Any new project begins with an idea, undergoes development through information gathering and testing. The idea that initiated our analysis is relatively straightforward. Let us assume that it is possible to convert a satellite image into a 3D model of a map area. If this idea proves to be feasible, it has the potential to revolutionize urban planning, disaster response, and environmental management by enabling cost-effective and detailed 3D mapping of various terrains and landscapes.
This task is complex and consists of many steps, the first of which is obtaining the heights of buildings. Thus, a smaller hypothesis is taken to test:
“It is possible to predict the height of buildings relative to ground level from satellite imagery.”
Let’s test our idea
Any ML project begins with data. Since selecting all data at once is impossible, we will further divide the task and constrain it to rural areas with predominantly 1-2 storey buildings. For training the model, we need annotated building height data, and the AHN DEM dataset will assist us in this.
The AHN DEM is a 0.5m Digital Elevation Model (DEM) that covers the Netherlands. A free dataset of building heights and other elevated objects from Google Earth Engine is sufficient for prototyping a building height prediction system, without the need for additional steps such as categorizing various objects on the map.
Next, to proceed with our analysis, we require satellite images that correspond to the same coordinates as the selected parts of the AHN DEM. For initial data, we selected five satellite images, each covering an area of approximately 1-1.5 kilometers in radius. Due to the limited data size, we opted for manual alignment, as it is a simpler and faster process.
Here is how our dataset looks:
Satellite image on the left and visualization of corresponding elevation data on the right.
To optimize the model’s performance and efficiently handle large images, the data was preprocessed by integrating a method that divided the high-resolution photos into smaller-sized images with a 50% overlay.
Additionally, flipping of images was used to enlarge the training dataset and improve the model’s ability to handle different spatial orientations.

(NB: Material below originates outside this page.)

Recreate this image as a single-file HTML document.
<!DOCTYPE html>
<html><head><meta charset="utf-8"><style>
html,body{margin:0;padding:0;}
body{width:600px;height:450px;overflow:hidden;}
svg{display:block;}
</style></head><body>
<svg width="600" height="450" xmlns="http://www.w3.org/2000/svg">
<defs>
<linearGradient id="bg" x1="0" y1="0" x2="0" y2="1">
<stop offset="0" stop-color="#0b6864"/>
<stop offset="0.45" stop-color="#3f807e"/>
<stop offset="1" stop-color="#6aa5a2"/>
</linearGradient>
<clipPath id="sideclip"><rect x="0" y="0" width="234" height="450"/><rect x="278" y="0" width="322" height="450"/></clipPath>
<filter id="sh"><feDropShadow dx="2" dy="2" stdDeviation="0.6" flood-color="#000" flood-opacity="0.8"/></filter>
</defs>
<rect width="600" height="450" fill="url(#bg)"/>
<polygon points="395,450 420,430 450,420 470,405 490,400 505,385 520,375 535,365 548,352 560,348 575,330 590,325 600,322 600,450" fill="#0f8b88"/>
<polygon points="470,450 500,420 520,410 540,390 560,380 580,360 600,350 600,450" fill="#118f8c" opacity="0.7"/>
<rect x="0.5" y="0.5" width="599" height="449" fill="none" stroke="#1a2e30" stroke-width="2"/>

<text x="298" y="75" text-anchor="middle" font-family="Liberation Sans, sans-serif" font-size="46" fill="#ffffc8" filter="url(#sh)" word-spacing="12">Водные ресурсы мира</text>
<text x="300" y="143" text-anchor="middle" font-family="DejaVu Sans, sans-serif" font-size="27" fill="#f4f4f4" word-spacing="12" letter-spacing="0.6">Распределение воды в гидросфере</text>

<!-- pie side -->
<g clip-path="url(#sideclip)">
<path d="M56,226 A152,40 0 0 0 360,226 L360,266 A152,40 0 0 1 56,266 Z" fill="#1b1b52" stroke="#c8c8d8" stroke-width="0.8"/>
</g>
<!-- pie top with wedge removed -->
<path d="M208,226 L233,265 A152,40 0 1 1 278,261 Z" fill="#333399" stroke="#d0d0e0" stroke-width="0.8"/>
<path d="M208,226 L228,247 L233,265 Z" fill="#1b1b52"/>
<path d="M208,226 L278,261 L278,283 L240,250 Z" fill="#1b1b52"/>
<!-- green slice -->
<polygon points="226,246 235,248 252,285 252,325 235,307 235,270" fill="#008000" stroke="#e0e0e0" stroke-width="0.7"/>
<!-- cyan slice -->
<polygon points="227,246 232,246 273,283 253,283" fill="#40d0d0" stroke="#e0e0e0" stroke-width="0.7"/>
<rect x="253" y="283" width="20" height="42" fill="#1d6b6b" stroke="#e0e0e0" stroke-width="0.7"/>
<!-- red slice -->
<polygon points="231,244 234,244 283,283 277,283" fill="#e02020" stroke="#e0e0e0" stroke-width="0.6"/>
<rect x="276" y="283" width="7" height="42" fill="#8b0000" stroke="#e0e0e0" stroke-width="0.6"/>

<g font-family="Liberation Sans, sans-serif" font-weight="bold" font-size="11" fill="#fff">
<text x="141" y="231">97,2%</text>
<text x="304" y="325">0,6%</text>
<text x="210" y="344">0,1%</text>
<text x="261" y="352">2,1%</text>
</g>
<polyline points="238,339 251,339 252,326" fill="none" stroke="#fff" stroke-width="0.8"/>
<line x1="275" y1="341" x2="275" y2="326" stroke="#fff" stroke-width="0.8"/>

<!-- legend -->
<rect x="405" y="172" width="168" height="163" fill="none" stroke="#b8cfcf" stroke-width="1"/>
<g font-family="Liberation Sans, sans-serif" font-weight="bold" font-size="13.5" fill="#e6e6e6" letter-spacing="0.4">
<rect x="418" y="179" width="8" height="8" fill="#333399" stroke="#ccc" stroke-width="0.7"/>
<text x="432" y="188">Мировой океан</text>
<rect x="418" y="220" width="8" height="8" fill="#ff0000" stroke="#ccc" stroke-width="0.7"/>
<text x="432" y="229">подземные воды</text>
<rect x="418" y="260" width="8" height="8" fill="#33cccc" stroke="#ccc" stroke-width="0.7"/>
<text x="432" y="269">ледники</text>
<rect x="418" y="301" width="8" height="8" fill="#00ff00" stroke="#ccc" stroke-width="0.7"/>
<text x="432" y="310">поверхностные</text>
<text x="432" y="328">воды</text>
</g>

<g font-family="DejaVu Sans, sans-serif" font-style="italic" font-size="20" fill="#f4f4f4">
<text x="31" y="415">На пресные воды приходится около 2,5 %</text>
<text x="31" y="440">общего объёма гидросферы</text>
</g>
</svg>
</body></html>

In this particular task, our focus lies on Image Segmentation for identifying buildings, plants, and other objects, coupled with a Regression component to estimate height values. The U-Net architecture is ideal for this purpose due to its proficiency in understanding intricate spatial relationships and adept handling of noise and occlusion. Given the emphasis on swift outcomes for the prototype, a relatively shallow neural network structure is preferred. During the training phase, utilizing Mean Squared Error (MSE) as the loss metric can help minimize outliers in the predictions, while Mean Absolute Error (MAE) serves as an intriguing business metric, offering insights into the average height prediction error.
As a result, the MAE was observed to be approximately 1.5 meters. This level of accuracy is sufficient for real-world applications, such as generating 3D models from map images. As we can see, the predicted building heights are smooth and rounded. Our prototype demonstrates positive potential for real-world applications, with accurate building height predictions.
Combining the predicted building heights with the map image yields a 3D model:
The integration of a 3D model, generated from map data and our height predictions, provides a visual representation of our neural network’s capabilities. By comparing the model’s estimates to the actual landscape, readers can easily understand how well the network can discern spatial relationships in the dataset. This immersive display demonstrates the accuracy of our height predictions and the potential of our approach for real-world applications.